À época a corte era presidida por Paulo Dimas Mascaretti, hoje secretário de Justiça do governo João Doria, e queria R$ 21,8 bilhões do governo. Pizzoti dizia que esses eram "vultuosos valores" e que não era possível entender quais foram as bases de cálculo.
"Entendo que a proposta orçamentária não representa apenas uma projeção financeira com o fulcro de obtenção de verbas do Poder Executivo, mas, mais do que isso, é um instrumento de responsabilidade fiscal", disse, em seu voto. Ela acabou sendo a única integrante do Órgão Especial a contestar o valor, que foi aprovado pelos outros 24 membros, e cortado para R$ 10,7 bilhões pela gestão estadual.
Após deixarem a presidência do tribunal, tanto Nalini quanto Dimas Mascaretti se tornaram secretários estaduais. Antes de Mascaretti se tornar secretário de Justiça, Nalini havia assumido a Secretaria de Educação do governo Alckmin.
Procurado, o Tribunal de Justiça de São Paulo afirmou, em nota, que "há necessidade de pedidos de créditos suplementares ao governo do estado em razão da dotação insuficiente para fazer frente às despesas deste TJ-SP, principalmente em pessoal e encargos sociais".
"A metodologia adotada pelo Poder Executivo de corrigir apenas a dotação inicial do exercício sem considerar a despesa ao final do ano tem acarretado a necessidade de suplementações orçamentárias."
O tribunal afirma que a relação do Judiciário com o Poder Executivo "tem caminhado sempre atendendo a harmonia e independência dos Poderes". Também informa que o pedido de orçamento de 2020, maior que a solicitação para este ano, foi um "acréscimo de apenas 2,53%".

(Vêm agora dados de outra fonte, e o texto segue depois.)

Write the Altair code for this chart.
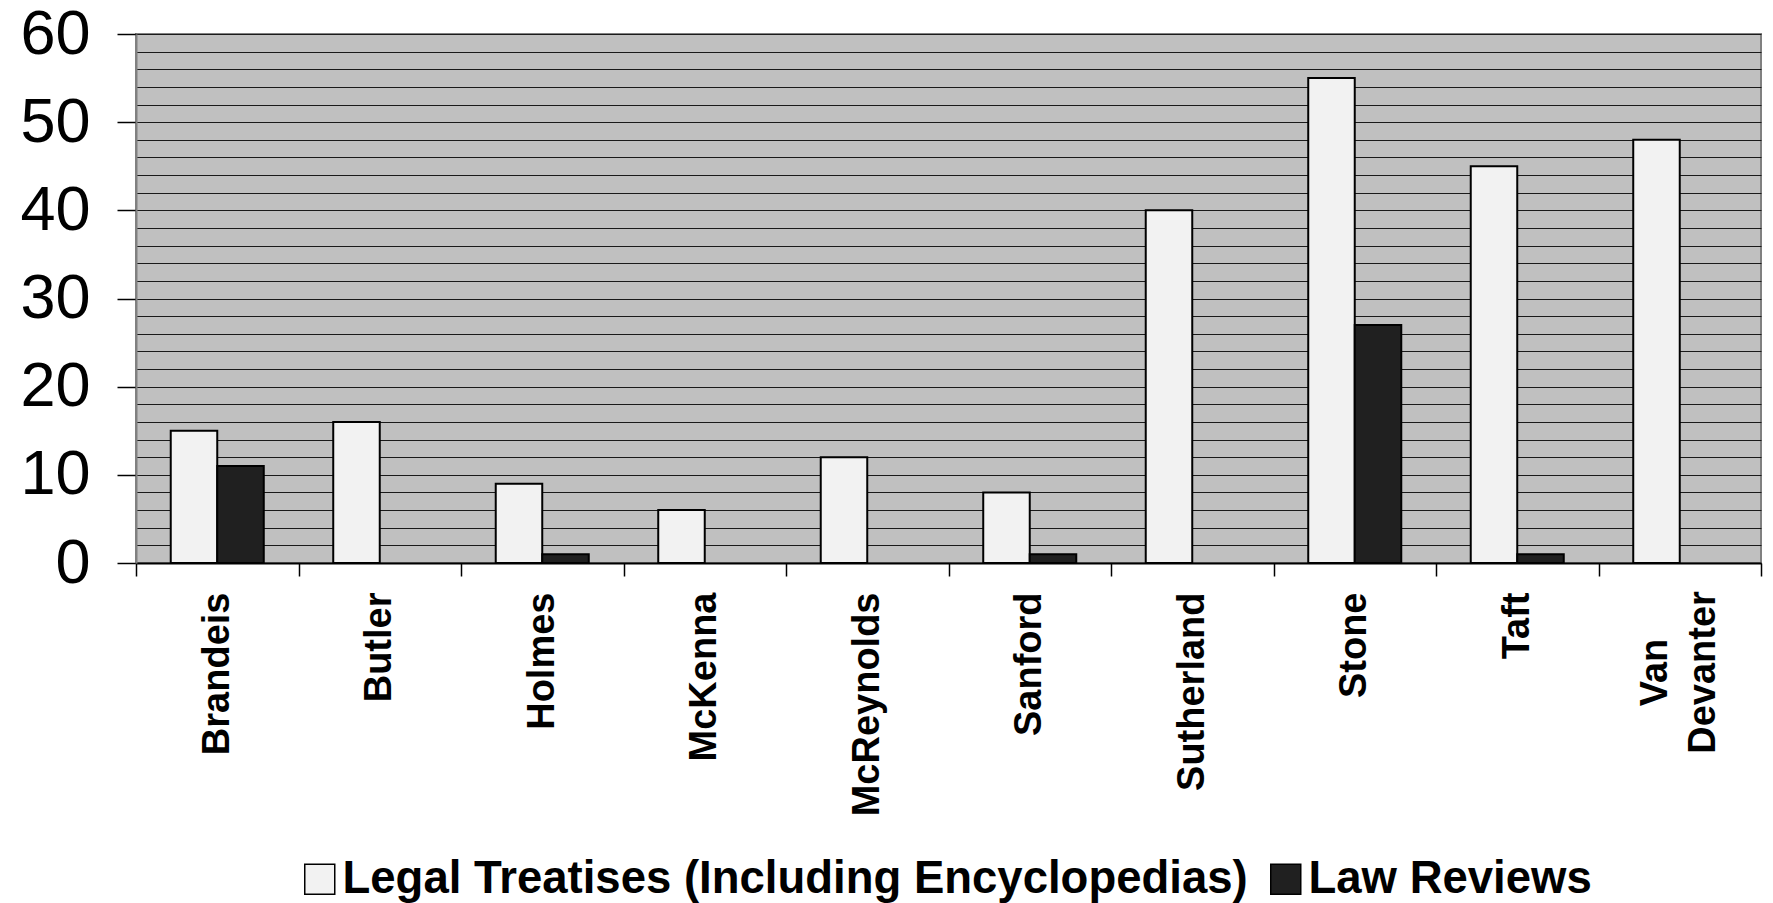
import altair as alt
import pandas as pd

judges = ["Brandeis", "Butler", "Holmes", "McKenna", "McReynolds",
          "Sanford", "Sutherland", "Stone", "Taft", "Van Devanter"]
treatises = [15, 16, 9, 6, 12, 8, 40, 55, 45, 48]
reviews = [11, 0, 1, 0, 0, 1, 0, 27, 1, 0]
series_names = ["Legal Treatises (Including Encyclopedias)", "Law Reviews"]
series_colors = ["#F2F2F2", "#202020"]

rows = []
for j, t, r in zip(judges, treatises, reviews):
    rows.append({"judge": j, "series": series_names[0], "value": t})
    rows.append({"judge": j, "series": series_names[1], "value": r})
df = pd.DataFrame(rows)
df = df[df["value"] > 0]

FONT = "Liberation Sans"
VD = "datum.value == 'Van Devanter'"
label_expr = "split(datum.label, ' ')"

chart = alt.Chart(df).mark_bar(stroke="black", strokeWidth=2).encode(
    x=alt.X("judge:N", sort=judges,
            scale=alt.Scale(paddingInner=0, paddingOuter=0),
            axis=alt.Axis(title=None, labelAngle=-90, tickBand="extent",
                          tickSize=13, tickColor="black", tickWidth=1.5,
                          labelFont=FONT, labelFontSize=38, labelFontWeight="bold",
                          labelColor="black", labelExpr=label_expr,
                          labelAlign={"condition": {"test": VD, "value": "center"}, "value": "right"},
                          labelPadding={"condition": {"test": VD, "value": 96}, "value": 16},
                          labelOffset={"condition": {"test": VD, "value": -24}, "value": 0},
                          labelLineHeight=48, labelLimit=400, labelOverlap=False,
                          domainColor="black", domainWidth=2)),
    xOffset=alt.XOffset("series:N", sort=series_names,
                        scale=alt.Scale(domain=series_names, paddingInner=0, paddingOuter=0.747)),
    y=alt.Y("value:Q", scale=alt.Scale(domain=[0, 60], nice=False),
            axis=alt.Axis(title=None, values=list(range(0, 61, 2)), grid=True,
                          gridColor="#1a1a1a", gridWidth=1,
                          tickSize=19, tickColor="black", tickWidth=1.5,
                          tickOpacity={"condition": {"test": "datum.value % 10 === 0", "value": 1}, "value": 0},
                          labelExpr="datum.value % 10 === 0 ? datum.label : ''",
                          labelFont=FONT, labelFontSize=63, labelColor="black",
                          labelPadding=27, labelFlush=False, labelOverlap=False,
                          domainColor="#808080", domainWidth=2)),
    fill=alt.Fill("series:N",
                  scale=alt.Scale(domain=series_names, range=series_colors),
                  legend=alt.Legend(title=None, orient="none", legendX=161, legendY=822,
                                    direction="horizontal", symbolType="square",
                                    symbolSize=900, symbolStrokeColor="black",
                                    symbolStrokeWidth=1.5, labelFont=FONT,
                                    labelFontSize=45.5, labelFontWeight="bold",
                                    labelColor="black", labelOffset=0,
                                    columnPadding=15, padding=0, labelLimit=1200)),
).properties(
    width=1625, height=529,
    autosize=alt.AutoSizeParams(type="none"),
    padding={"left": 128, "top": 26, "right": 2, "bottom": 345},
).configure_view(fill="#C0C0C0", stroke="#808080", strokeWidth=2)

chart.save("out.html", embed_options={"renderer": "svg", "actions": False})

"Esse percentual está menor do que a previsão de inflação para o próximo ano, de 3,66%, do Boletim Focus do Banco Central de 18 de outubro, demonstrando que as políticas adotadas de contenção de despesas resultaram em melhoria", diz.
O presidente do tribunal, Manoel Pereira Calças, afirma que os pedidos de crédito suplementar não fazem a Justiça ficar subordinada institucionalmente ao Executivo.